>> Begin

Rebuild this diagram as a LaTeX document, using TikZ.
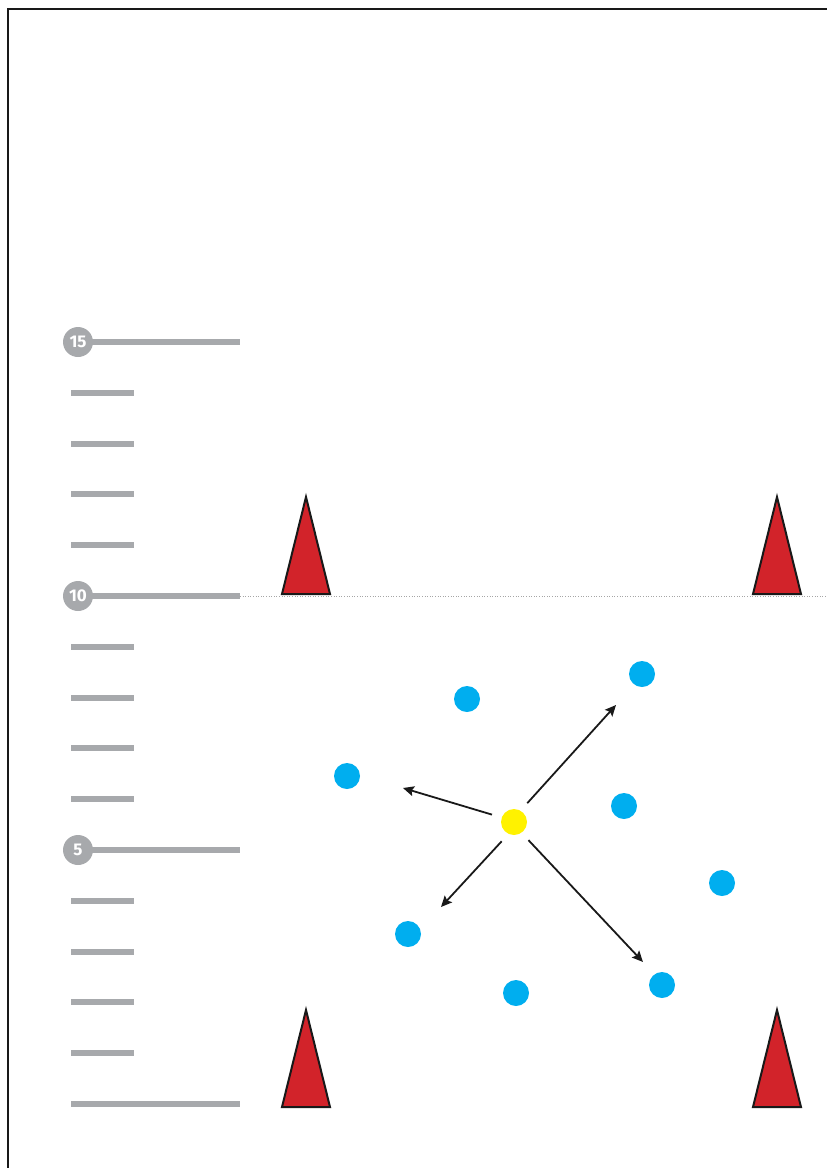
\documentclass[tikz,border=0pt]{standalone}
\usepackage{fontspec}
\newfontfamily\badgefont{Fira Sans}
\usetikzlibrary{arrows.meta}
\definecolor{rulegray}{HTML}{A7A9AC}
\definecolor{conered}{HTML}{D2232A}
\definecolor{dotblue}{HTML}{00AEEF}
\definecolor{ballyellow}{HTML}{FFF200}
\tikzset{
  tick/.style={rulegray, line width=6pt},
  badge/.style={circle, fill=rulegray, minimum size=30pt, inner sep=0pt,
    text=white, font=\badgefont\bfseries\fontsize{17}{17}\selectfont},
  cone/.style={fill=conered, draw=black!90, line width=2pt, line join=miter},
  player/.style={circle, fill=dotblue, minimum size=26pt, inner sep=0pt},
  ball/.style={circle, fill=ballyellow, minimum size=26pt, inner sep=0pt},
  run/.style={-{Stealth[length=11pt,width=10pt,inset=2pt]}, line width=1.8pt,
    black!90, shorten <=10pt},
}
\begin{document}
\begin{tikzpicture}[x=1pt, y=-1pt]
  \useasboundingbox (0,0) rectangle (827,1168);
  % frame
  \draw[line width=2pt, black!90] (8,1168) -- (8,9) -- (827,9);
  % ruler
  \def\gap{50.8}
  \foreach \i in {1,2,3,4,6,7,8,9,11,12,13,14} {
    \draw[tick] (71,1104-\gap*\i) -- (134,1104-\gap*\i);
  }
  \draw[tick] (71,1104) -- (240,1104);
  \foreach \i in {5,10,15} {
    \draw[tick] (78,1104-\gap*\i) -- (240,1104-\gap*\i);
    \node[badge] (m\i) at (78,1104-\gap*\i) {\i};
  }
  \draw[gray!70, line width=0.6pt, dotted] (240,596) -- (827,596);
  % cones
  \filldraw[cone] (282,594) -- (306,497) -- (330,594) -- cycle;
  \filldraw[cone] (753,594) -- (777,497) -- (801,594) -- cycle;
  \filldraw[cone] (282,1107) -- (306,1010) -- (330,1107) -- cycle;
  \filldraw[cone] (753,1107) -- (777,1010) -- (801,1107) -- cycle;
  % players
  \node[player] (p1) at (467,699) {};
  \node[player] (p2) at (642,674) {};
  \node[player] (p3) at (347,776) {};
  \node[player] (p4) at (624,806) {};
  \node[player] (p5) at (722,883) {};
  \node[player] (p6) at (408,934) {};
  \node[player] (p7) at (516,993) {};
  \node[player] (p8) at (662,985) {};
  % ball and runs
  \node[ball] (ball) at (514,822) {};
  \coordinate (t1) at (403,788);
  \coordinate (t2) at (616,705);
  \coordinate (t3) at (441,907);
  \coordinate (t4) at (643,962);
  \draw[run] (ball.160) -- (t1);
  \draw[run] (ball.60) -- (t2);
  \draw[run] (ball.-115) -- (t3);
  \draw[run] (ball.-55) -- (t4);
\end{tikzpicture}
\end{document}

>> End

§ Set exercise
Ignore the images and quote every line of the listing exactly.

§ Exercise output
Rebuild this diagram as a LaTeX document, using TikZ.
\documentclass[tikz,border=0pt]{standalone}
\usepackage{fontspec}
\newfontfamily\badgefont{Fira Sans}
\usetikzlibrary{arrows.meta}
\definecolor{rulegray}{HTML}{A7A9AC}
\definecolor{conered}{HTML}{D2232A}
\definecolor{dotblue}{HTML}{00AEEF}
\definecolor{ballyellow}{HTML}{FFF200}
\tikzset{
  tick/.style={rulegray, line width=6pt},
  badge/.style={circle, fill=rulegray, minimum size=30pt, inner sep=0pt,
    text=white, font=\badgefont\bfseries\fontsize{17}{17}\selectfont},
  cone/.style={fill=conered, draw=black!90, line width=2pt, line join=miter},
  player/.style={circle, fill=dotblue, minimum size=26pt, inner sep=0pt},
  ball/.style={circle, fill=ballyellow, minimum size=26pt, inner sep=0pt},
  run/.style={-{Stealth[length=11pt,width=10pt,inset=2pt]}, line width=1.8pt,
    black!90, shorten <=10pt},
}
\begin{document}
\begin{tikzpicture}[x=1pt, y=-1pt]
  \useasboundingbox (0,0) rectangle (827,1168);
  % frame
  \draw[line width=2pt, black!90] (8,1168) -- (8,9) -- (827,9);
  % ruler
  \def\gap{50.8}
  \foreach \i in {1,2,3,4,6,7,8,9,11,12,13,14} {
    \draw[tick] (71,1104-\gap*\i) -- (134,1104-\gap*\i);
  }
  \draw[tick] (71,1104) -- (240,1104);
  \foreach \i in {5,10,15} {
    \draw[tick] (78,1104-\gap*\i) -- (240,1104-\gap*\i);
    \node[badge] (m\i) at (78,1104-\gap*\i) {\i};
  }
  \draw[gray!70, line width=0.6pt, dotted] (240,596) -- (827,596);
  % cones
  \filldraw[cone] (282,594) -- (306,497) -- (330,594) -- cycle;
  \filldraw[cone] (753,594) -- (777,497) -- (801,594) -- cycle;
  \filldraw[cone] (282,1107) -- (306,1010) -- (330,1107) -- cycle;
  \filldraw[cone] (753,1107) -- (777,1010) -- (801,1107) -- cycle;
  % players
  \node[player] (p1) at (467,699) {};
  \node[player] (p2) at (642,674) {};
  \node[player] (p3) at (347,776) {};
  \node[player] (p4) at (624,806) {};
  \node[player] (p5) at (722,883) {};
  \node[player] (p6) at (408,934) {};
  \node[player] (p7) at (516,993) {};
  \node[player] (p8) at (662,985) {};
  % ball and runs
  \node[ball] (ball) at (514,822) {};
  \coordinate (t1) at (403,788);
  \coordinate (t2) at (616,705);
  \coordinate (t3) at (441,907);
  \coordinate (t4) at (643,962);
  \draw[run] (ball.160) -- (t1);
  \draw[run] (ball.60) -- (t2);
  \draw[run] (ball.-115) -- (t3);
  \draw[run] (ball.-55) -- (t4);
\end{tikzpicture}
\end{document}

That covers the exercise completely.